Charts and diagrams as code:
+ + + + + + +
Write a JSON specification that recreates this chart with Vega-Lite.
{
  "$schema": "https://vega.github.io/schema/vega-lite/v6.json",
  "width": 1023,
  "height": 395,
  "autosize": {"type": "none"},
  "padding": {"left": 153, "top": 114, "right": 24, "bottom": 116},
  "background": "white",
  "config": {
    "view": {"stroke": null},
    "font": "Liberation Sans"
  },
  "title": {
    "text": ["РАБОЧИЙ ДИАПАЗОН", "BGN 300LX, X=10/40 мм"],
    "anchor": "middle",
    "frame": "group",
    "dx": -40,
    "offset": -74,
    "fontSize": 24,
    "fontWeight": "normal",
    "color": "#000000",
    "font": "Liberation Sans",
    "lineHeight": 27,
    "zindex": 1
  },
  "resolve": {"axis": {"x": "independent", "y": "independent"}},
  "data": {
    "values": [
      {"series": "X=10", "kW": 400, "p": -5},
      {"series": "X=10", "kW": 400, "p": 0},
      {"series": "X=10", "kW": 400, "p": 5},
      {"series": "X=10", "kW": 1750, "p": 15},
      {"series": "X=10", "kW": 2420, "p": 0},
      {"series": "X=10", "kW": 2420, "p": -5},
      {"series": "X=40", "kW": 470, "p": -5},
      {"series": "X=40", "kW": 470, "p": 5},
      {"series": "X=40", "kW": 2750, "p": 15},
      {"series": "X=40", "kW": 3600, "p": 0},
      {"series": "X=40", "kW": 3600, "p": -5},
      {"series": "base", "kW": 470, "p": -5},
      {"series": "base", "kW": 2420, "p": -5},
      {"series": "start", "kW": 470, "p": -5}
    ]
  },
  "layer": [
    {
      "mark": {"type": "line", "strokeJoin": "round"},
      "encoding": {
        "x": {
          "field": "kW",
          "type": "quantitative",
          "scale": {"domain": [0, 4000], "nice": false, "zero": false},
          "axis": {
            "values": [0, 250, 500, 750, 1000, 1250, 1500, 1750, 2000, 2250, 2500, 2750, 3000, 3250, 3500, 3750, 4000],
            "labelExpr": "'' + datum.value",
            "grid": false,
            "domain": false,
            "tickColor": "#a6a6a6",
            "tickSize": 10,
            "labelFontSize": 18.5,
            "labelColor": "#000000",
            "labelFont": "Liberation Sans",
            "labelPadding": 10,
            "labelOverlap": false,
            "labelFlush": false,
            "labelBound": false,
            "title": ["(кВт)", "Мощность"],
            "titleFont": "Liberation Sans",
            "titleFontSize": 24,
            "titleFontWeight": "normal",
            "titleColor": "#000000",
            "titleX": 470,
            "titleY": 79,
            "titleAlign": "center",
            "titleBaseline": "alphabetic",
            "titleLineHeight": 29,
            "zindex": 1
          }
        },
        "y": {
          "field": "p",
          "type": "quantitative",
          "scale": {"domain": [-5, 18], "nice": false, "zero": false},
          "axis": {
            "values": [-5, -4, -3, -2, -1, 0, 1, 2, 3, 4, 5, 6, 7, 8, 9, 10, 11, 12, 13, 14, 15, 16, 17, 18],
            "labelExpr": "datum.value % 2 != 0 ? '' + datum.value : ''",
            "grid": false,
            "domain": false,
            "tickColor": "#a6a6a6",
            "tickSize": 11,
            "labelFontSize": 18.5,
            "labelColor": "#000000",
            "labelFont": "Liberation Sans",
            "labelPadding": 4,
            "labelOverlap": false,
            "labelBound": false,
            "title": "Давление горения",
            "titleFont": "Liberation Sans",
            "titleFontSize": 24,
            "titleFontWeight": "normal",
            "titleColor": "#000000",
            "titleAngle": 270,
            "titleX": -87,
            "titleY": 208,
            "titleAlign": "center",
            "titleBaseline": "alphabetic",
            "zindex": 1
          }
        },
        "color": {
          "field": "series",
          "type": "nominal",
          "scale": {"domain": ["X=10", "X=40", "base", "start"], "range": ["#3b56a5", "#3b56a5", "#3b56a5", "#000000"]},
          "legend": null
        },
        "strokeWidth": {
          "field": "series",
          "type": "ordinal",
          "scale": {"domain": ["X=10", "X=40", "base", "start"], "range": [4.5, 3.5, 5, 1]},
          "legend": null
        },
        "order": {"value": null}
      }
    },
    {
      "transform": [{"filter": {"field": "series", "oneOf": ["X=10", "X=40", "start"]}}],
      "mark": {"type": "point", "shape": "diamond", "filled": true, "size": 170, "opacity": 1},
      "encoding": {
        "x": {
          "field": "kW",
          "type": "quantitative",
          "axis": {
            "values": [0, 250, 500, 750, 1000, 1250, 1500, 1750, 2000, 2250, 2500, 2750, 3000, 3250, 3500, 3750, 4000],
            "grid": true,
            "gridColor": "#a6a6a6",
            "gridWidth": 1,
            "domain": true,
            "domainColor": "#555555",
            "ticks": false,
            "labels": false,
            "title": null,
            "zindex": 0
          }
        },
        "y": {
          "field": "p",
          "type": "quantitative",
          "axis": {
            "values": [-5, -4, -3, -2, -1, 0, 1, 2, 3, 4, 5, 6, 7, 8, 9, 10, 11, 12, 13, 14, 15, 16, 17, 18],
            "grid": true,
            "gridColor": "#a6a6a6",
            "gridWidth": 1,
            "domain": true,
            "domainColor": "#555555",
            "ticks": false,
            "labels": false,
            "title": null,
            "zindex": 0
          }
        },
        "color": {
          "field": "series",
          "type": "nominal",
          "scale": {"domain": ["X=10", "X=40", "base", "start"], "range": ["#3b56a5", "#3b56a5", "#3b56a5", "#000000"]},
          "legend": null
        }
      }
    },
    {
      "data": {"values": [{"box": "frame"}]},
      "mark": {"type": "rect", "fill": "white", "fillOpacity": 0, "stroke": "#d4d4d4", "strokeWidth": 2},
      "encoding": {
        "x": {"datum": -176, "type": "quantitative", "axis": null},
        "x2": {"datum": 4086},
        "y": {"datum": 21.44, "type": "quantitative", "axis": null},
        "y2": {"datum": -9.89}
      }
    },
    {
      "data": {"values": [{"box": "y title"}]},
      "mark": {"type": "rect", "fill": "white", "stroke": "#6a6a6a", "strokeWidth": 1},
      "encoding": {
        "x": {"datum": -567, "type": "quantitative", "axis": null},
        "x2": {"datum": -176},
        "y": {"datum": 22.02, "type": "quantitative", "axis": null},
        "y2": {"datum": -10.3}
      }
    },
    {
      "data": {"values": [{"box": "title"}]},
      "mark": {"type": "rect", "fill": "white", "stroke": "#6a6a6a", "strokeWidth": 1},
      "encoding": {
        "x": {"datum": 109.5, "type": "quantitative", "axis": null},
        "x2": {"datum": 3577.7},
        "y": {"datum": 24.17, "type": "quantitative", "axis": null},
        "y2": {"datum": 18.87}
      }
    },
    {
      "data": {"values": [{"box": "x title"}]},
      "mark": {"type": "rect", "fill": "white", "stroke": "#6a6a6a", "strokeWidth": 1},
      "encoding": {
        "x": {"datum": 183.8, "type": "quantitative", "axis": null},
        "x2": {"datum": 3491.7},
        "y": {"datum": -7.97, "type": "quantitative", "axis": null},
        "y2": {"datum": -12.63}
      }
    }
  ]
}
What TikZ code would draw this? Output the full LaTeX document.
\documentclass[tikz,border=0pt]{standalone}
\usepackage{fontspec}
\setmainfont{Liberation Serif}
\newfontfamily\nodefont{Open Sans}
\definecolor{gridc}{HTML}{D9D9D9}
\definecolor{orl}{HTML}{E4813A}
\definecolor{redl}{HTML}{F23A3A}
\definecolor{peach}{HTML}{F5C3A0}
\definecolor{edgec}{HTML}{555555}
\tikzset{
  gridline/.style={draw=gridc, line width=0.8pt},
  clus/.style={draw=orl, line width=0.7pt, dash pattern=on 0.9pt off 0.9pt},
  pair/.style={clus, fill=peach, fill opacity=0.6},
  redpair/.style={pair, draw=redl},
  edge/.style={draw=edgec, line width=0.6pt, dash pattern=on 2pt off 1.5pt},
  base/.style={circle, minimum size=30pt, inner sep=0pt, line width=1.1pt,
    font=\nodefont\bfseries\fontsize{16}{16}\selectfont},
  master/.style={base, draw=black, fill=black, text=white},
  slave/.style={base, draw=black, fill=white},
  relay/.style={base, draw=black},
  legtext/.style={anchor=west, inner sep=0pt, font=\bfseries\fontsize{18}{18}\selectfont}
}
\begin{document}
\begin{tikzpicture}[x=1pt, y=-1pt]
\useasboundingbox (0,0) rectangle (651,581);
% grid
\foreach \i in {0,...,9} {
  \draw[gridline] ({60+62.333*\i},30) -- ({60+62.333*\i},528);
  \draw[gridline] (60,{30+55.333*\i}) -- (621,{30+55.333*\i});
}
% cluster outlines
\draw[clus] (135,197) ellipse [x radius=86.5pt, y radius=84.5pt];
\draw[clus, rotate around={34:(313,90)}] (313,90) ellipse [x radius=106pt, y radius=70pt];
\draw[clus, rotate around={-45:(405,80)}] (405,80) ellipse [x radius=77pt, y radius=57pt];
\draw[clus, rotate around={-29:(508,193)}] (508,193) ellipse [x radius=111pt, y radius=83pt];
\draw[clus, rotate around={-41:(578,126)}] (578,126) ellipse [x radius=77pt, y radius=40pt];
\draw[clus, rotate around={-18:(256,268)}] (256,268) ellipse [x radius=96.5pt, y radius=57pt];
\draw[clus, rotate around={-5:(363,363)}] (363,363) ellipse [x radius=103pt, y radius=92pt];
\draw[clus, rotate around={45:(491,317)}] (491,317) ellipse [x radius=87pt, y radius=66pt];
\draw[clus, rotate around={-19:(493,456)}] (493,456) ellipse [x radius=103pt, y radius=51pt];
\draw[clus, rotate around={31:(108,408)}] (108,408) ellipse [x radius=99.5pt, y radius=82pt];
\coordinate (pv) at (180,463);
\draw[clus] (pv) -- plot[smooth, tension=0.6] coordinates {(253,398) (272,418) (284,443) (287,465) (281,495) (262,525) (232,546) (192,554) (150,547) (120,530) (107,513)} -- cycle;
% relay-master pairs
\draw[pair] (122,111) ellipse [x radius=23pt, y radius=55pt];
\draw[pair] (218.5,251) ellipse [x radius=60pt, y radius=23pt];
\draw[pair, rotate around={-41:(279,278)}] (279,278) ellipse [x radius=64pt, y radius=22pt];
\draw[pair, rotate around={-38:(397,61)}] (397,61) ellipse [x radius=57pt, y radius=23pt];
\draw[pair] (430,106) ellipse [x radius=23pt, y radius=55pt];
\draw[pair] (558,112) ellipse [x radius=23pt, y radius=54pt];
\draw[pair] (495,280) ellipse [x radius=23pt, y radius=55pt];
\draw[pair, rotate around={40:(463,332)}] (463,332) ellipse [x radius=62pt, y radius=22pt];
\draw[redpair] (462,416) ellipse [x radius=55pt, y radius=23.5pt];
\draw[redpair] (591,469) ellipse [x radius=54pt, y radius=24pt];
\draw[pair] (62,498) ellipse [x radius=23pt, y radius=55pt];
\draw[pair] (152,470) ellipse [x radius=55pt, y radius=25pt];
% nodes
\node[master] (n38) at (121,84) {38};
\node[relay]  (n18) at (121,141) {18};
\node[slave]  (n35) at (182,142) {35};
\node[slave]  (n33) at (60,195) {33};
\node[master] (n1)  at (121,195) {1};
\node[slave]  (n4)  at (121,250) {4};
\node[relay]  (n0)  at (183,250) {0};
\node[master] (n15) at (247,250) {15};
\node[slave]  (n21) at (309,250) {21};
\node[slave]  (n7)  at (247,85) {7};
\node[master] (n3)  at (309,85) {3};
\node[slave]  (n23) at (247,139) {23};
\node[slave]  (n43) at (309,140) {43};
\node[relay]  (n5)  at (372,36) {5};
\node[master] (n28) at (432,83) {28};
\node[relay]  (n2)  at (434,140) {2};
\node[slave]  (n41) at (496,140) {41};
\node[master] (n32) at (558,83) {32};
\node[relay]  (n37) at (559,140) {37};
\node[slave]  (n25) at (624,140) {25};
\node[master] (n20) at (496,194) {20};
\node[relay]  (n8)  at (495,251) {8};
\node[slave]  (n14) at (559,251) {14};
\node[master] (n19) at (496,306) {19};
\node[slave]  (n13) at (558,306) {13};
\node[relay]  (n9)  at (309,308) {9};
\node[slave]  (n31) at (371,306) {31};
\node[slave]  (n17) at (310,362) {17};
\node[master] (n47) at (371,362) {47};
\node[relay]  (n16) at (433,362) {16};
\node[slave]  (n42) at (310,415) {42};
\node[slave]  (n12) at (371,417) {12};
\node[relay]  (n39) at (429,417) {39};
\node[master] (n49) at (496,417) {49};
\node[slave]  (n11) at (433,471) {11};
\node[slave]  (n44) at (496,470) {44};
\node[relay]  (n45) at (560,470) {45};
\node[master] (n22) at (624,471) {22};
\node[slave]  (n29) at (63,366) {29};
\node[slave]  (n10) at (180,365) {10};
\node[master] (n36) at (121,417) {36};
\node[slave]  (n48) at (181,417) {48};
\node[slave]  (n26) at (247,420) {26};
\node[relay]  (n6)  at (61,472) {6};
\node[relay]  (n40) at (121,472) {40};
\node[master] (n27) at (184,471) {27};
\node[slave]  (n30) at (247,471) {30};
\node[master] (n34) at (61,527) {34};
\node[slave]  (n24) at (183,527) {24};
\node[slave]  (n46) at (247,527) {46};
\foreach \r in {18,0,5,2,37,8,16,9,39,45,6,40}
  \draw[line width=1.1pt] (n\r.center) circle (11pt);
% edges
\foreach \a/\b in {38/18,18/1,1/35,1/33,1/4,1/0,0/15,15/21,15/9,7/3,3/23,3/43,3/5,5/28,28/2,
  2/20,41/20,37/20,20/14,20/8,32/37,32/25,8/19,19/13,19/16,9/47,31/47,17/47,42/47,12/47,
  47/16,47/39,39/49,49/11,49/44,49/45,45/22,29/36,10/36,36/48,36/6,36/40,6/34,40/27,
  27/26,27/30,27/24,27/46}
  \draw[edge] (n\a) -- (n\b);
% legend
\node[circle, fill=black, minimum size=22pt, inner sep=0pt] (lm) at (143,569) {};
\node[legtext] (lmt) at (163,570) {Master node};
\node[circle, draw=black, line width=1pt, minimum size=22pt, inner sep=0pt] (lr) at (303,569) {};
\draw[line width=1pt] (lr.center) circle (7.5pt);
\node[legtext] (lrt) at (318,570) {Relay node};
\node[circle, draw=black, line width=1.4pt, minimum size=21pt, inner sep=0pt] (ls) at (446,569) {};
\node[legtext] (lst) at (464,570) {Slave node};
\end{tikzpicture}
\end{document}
+ + + + + + +
What to do: Read through the data and copy every line where "this" shows up.

Exercise response:
Write a JSON specification that recreates this chart with Vega-Lite.
What TikZ code would draw this? Output the full LaTeX document.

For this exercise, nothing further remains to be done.